Retype, exactly as written, every line from the one containing "Recreate this image" down to the one containing "const y = d3.scaleLinear().domain([0, 50]).range([435, 38]);", including both, and nothing else.

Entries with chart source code
::::::::::

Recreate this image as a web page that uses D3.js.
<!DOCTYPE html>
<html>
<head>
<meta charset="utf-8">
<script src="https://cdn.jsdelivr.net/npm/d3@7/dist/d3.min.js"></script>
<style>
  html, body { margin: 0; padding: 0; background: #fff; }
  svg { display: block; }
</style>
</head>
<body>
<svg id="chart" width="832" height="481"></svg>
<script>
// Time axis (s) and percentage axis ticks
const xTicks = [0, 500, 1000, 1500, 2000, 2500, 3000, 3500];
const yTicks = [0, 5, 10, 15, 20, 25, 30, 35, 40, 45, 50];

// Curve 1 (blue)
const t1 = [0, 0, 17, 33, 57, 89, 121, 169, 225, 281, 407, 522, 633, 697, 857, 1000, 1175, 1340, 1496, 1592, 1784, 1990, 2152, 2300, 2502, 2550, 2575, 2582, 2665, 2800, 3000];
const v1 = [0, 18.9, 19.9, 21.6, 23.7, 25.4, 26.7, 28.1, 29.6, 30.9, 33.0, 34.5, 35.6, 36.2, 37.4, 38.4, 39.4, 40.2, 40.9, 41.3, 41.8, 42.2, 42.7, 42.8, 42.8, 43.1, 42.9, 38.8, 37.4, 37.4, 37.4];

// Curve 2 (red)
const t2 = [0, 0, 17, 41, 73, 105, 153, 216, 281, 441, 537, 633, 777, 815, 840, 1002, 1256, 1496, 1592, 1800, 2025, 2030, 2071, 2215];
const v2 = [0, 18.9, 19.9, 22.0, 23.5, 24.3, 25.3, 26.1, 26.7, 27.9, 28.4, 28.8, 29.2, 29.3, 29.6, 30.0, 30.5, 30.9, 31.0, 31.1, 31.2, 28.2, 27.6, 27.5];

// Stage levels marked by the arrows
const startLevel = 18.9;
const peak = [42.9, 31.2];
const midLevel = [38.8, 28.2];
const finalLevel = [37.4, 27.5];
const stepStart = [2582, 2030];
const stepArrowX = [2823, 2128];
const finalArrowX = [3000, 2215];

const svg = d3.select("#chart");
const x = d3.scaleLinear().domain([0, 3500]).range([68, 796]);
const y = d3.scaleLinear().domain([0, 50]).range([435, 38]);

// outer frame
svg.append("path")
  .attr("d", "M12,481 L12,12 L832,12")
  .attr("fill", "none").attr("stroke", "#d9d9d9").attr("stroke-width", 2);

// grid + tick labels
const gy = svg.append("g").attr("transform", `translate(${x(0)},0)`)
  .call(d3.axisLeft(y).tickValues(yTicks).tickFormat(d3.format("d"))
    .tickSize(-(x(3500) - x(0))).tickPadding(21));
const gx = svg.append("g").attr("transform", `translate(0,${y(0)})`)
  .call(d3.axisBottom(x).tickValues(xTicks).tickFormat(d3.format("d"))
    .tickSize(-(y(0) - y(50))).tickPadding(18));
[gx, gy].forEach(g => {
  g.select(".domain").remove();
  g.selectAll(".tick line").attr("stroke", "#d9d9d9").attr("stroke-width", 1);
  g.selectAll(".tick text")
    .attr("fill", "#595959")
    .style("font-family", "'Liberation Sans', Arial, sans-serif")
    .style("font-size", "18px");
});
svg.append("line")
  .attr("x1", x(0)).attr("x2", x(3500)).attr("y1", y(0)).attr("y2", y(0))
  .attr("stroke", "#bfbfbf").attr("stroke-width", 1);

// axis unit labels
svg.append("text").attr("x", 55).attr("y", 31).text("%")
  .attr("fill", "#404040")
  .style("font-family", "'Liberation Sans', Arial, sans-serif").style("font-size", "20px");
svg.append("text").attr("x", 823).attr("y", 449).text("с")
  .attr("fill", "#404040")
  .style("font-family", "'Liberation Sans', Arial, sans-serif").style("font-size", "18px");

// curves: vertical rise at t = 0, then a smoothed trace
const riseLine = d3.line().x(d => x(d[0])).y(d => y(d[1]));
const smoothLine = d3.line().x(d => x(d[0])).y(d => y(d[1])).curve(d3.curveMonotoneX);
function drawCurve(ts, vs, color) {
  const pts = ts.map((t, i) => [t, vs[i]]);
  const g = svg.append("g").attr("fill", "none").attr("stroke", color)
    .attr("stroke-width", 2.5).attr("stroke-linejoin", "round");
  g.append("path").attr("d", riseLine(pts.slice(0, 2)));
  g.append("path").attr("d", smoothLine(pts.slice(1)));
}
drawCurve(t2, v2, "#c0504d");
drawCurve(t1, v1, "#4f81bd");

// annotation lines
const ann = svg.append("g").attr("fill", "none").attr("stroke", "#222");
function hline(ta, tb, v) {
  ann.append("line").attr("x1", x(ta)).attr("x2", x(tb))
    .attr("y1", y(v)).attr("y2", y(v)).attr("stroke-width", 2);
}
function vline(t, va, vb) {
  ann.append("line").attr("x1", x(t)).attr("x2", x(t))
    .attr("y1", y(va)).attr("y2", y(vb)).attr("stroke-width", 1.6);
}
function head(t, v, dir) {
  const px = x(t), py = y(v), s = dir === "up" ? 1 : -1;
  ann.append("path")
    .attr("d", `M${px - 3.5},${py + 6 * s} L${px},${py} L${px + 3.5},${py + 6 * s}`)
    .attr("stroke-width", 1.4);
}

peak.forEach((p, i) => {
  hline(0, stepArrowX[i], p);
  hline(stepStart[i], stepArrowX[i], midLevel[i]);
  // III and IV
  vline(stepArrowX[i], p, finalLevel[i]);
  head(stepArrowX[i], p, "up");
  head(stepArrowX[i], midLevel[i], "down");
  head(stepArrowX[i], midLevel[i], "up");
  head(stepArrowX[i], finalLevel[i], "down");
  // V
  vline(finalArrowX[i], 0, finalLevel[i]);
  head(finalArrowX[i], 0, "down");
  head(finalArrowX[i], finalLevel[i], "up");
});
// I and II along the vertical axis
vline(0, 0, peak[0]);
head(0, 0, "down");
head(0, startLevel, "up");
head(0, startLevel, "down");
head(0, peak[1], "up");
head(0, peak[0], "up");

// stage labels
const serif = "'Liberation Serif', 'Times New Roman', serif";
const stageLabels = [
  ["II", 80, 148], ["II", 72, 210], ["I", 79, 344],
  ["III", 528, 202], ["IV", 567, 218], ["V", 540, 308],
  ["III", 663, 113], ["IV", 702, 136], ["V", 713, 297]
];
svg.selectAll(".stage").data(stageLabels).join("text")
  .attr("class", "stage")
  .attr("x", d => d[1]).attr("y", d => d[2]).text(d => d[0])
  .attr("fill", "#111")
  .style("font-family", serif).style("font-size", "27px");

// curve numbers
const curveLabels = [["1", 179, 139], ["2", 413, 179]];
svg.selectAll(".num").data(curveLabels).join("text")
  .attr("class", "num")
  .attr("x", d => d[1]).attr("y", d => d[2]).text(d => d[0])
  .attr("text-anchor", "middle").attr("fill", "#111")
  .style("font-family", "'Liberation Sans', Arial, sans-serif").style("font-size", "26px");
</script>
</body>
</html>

::::::::::

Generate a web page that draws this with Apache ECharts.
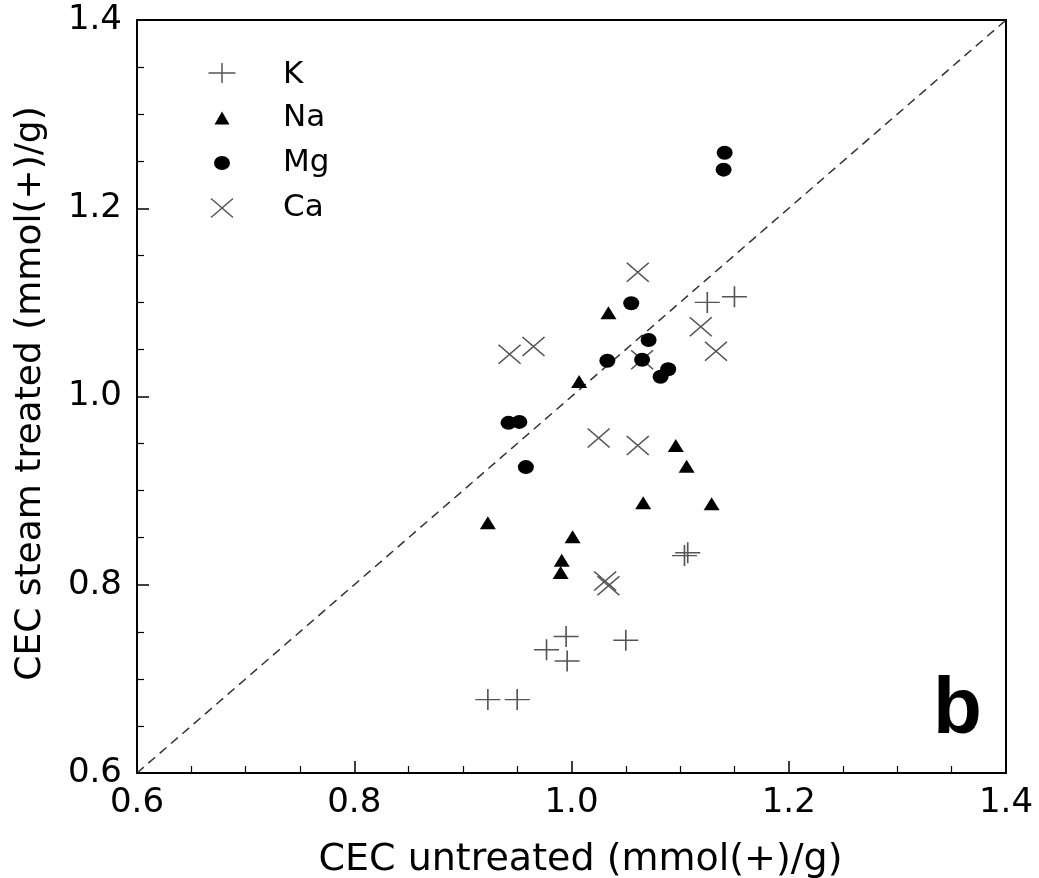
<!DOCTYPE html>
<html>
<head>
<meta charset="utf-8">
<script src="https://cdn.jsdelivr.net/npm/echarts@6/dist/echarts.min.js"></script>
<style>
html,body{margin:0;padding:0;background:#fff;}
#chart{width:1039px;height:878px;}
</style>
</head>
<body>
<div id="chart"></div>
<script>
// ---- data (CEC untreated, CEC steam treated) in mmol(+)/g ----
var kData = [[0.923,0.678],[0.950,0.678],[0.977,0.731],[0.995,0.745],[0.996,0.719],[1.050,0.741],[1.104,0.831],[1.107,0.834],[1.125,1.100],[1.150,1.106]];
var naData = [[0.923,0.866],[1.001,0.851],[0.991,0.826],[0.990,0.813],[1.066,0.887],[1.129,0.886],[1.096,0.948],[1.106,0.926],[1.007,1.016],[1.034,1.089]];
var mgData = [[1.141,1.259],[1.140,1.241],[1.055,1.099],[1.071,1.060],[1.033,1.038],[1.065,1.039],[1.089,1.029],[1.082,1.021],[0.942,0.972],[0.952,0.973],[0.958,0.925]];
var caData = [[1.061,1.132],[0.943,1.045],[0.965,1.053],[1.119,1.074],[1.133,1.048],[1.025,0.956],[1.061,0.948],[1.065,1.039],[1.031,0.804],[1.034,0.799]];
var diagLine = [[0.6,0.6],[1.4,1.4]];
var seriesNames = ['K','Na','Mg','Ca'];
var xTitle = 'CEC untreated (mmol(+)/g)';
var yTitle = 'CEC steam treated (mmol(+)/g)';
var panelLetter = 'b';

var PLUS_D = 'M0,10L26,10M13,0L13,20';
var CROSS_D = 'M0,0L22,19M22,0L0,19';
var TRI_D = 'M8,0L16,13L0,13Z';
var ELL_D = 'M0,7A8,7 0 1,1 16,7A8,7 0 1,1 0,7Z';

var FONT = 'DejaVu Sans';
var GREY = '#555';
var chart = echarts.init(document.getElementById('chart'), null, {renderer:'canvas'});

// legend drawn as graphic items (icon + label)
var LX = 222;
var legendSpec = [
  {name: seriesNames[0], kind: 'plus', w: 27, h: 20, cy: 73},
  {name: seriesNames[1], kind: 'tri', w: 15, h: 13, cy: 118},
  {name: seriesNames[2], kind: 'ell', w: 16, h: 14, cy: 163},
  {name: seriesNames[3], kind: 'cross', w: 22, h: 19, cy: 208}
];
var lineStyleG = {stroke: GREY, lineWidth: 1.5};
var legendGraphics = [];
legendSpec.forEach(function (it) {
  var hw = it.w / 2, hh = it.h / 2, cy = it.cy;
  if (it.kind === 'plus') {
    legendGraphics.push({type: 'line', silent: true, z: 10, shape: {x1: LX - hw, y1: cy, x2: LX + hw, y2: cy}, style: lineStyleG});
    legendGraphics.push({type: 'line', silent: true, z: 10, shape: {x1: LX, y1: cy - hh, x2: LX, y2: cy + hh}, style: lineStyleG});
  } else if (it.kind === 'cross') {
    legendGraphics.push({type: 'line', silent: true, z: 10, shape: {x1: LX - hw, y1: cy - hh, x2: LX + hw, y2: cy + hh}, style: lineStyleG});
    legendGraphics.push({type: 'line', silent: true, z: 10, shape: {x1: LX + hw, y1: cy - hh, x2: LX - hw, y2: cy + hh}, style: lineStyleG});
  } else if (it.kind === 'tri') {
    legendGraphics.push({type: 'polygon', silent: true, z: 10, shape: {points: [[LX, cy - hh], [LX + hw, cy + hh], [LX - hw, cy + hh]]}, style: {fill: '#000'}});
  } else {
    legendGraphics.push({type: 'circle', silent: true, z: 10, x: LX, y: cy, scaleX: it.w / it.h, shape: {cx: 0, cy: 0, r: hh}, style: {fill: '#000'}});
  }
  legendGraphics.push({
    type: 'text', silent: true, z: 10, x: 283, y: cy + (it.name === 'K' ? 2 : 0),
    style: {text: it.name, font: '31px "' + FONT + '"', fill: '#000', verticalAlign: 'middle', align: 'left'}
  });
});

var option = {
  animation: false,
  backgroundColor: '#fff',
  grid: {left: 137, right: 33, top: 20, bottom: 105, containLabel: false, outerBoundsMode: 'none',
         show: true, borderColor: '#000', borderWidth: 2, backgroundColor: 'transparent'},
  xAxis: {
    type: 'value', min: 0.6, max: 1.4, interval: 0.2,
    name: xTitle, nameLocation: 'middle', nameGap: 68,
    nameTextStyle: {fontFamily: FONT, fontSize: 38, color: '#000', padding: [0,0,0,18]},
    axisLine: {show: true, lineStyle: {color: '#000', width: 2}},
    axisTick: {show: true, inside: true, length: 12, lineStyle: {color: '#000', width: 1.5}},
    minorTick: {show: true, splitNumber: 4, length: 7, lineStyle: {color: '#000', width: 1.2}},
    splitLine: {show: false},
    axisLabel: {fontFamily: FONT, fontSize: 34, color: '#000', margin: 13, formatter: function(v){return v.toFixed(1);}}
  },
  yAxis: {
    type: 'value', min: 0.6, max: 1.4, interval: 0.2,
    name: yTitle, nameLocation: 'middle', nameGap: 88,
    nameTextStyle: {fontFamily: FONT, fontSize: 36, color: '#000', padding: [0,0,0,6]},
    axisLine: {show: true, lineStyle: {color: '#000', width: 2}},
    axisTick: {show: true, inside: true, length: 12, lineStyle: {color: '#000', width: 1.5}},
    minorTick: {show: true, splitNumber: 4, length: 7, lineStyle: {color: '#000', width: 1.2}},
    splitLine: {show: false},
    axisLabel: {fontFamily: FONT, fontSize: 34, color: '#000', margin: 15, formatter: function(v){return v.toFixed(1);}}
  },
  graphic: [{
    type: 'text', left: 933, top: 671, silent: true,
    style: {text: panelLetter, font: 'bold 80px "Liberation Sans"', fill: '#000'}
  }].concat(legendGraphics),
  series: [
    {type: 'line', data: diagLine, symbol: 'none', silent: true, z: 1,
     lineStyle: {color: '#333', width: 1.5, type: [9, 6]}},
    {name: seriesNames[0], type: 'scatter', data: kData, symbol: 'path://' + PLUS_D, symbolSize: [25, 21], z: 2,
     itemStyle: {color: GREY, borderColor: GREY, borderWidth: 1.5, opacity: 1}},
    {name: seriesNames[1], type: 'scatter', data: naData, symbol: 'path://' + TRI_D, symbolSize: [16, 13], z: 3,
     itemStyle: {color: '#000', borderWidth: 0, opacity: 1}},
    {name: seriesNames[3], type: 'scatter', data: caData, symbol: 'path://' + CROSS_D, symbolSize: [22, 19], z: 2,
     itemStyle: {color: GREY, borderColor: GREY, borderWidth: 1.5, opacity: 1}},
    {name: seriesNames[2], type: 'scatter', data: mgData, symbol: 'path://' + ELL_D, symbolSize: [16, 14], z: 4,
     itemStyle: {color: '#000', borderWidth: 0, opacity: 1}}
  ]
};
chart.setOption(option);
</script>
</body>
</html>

::::::::::

RESULT OF THIS TASK »
Recreate this image as a web page that uses D3.js.
<!DOCTYPE html>
<html>
<head>
<meta charset="utf-8">
<script src="https://cdn.jsdelivr.net/npm/d3@7/dist/d3.min.js"></script>
<style>
  html, body { margin: 0; padding: 0; background: #fff; }
  svg { display: block; }
</style>
</head>
<body>
<svg id="chart" width="832" height="481"></svg>
<script>
// Time axis (s) and percentage axis ticks
const xTicks = [0, 500, 1000, 1500, 2000, 2500, 3000, 3500];
const yTicks = [0, 5, 10, 15, 20, 25, 30, 35, 40, 45, 50];

// Curve 1 (blue)
const t1 = [0, 0, 17, 33, 57, 89, 121, 169, 225, 281, 407, 522, 633, 697, 857, 1000, 1175, 1340, 1496, 1592, 1784, 1990, 2152, 2300, 2502, 2550, 2575, 2582, 2665, 2800, 3000];
const v1 = [0, 18.9, 19.9, 21.6, 23.7, 25.4, 26.7, 28.1, 29.6, 30.9, 33.0, 34.5, 35.6, 36.2, 37.4, 38.4, 39.4, 40.2, 40.9, 41.3, 41.8, 42.2, 42.7, 42.8, 42.8, 43.1, 42.9, 38.8, 37.4, 37.4, 37.4];

// Curve 2 (red)
const t2 = [0, 0, 17, 41, 73, 105, 153, 216, 281, 441, 537, 633, 777, 815, 840, 1002, 1256, 1496, 1592, 1800, 2025, 2030, 2071, 2215];
const v2 = [0, 18.9, 19.9, 22.0, 23.5, 24.3, 25.3, 26.1, 26.7, 27.9, 28.4, 28.8, 29.2, 29.3, 29.6, 30.0, 30.5, 30.9, 31.0, 31.1, 31.2, 28.2, 27.6, 27.5];

// Stage levels marked by the arrows
const startLevel = 18.9;
const peak = [42.9, 31.2];
const midLevel = [38.8, 28.2];
const finalLevel = [37.4, 27.5];
const stepStart = [2582, 2030];
const stepArrowX = [2823, 2128];
const finalArrowX = [3000, 2215];

const svg = d3.select("#chart");
const x = d3.scaleLinear().domain([0, 3500]).range([68, 796]);
const y = d3.scaleLinear().domain([0, 50]).range([435, 38]);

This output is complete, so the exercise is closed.